**TASK INSTRUCTIONS:** Read the records below. Copy each line where the string "seaborn" occurs.

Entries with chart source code
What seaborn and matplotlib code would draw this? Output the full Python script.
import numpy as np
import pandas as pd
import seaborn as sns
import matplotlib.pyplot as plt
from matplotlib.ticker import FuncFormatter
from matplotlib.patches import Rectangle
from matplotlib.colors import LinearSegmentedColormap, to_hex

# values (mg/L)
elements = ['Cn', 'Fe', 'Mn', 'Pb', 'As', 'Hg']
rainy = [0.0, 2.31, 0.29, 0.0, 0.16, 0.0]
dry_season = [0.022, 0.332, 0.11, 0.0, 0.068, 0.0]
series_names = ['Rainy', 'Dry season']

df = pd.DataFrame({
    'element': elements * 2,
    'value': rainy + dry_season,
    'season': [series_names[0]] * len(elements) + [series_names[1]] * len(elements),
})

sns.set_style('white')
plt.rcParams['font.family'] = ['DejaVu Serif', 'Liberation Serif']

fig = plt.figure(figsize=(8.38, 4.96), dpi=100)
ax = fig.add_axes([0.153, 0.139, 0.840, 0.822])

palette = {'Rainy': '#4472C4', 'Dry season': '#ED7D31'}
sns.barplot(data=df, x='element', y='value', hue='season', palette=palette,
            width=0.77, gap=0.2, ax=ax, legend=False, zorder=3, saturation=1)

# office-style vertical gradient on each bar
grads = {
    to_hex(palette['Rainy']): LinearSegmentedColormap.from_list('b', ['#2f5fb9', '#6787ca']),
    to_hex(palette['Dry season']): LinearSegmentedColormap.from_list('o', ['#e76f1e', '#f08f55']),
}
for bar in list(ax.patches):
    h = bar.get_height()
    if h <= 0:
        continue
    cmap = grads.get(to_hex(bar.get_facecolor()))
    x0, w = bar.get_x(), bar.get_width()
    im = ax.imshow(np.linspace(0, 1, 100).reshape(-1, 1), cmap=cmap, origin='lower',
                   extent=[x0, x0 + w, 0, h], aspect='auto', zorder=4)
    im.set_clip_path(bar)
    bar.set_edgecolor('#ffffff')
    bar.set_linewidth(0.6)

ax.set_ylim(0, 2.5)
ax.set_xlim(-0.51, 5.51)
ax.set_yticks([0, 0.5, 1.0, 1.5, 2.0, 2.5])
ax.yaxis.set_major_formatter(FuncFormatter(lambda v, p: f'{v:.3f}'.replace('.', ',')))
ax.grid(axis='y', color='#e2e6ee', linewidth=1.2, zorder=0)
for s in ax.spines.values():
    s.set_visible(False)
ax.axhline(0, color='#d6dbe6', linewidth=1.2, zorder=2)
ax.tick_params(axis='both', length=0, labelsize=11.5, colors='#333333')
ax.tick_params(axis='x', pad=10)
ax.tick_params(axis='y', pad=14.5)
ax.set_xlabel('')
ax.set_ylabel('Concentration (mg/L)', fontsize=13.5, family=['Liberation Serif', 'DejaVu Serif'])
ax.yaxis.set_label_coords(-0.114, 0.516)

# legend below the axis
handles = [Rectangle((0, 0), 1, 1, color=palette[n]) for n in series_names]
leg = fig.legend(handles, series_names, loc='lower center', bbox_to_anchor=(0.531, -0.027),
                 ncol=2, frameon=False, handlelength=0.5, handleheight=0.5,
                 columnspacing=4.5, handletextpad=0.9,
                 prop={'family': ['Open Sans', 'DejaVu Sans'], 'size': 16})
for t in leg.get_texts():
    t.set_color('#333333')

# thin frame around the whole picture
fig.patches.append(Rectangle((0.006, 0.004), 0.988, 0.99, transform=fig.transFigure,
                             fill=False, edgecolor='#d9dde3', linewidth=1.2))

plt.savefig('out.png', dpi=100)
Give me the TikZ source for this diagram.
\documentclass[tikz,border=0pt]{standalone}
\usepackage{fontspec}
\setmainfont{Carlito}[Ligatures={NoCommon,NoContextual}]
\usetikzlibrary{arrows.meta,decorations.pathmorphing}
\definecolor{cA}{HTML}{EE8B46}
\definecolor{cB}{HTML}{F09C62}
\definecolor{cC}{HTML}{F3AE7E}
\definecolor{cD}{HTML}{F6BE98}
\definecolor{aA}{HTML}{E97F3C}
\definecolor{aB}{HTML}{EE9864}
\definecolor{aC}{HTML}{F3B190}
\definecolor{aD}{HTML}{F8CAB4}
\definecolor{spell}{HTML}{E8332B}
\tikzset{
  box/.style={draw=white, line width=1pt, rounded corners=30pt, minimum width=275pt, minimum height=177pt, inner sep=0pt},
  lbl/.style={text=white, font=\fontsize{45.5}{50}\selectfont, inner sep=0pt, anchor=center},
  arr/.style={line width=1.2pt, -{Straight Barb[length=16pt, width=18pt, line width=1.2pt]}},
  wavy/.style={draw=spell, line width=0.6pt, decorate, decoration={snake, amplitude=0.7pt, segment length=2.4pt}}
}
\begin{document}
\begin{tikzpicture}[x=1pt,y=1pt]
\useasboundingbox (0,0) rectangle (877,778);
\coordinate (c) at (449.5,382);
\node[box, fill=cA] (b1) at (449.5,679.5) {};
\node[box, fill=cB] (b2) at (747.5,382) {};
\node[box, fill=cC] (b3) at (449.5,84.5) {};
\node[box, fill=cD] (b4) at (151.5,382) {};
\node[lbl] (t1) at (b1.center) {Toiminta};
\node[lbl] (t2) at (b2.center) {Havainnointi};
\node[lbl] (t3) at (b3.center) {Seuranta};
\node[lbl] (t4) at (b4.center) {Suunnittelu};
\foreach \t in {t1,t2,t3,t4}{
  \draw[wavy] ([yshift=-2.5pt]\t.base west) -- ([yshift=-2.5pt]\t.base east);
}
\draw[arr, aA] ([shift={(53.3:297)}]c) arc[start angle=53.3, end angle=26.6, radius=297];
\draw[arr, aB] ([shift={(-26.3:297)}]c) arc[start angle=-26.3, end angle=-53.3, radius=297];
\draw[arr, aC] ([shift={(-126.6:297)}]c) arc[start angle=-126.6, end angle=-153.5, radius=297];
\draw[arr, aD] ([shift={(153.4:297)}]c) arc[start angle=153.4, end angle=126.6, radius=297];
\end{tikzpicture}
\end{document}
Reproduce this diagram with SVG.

**CORRECT RESPONSE:**
What seaborn and matplotlib code would draw this? Output the full Python script.
import seaborn as sns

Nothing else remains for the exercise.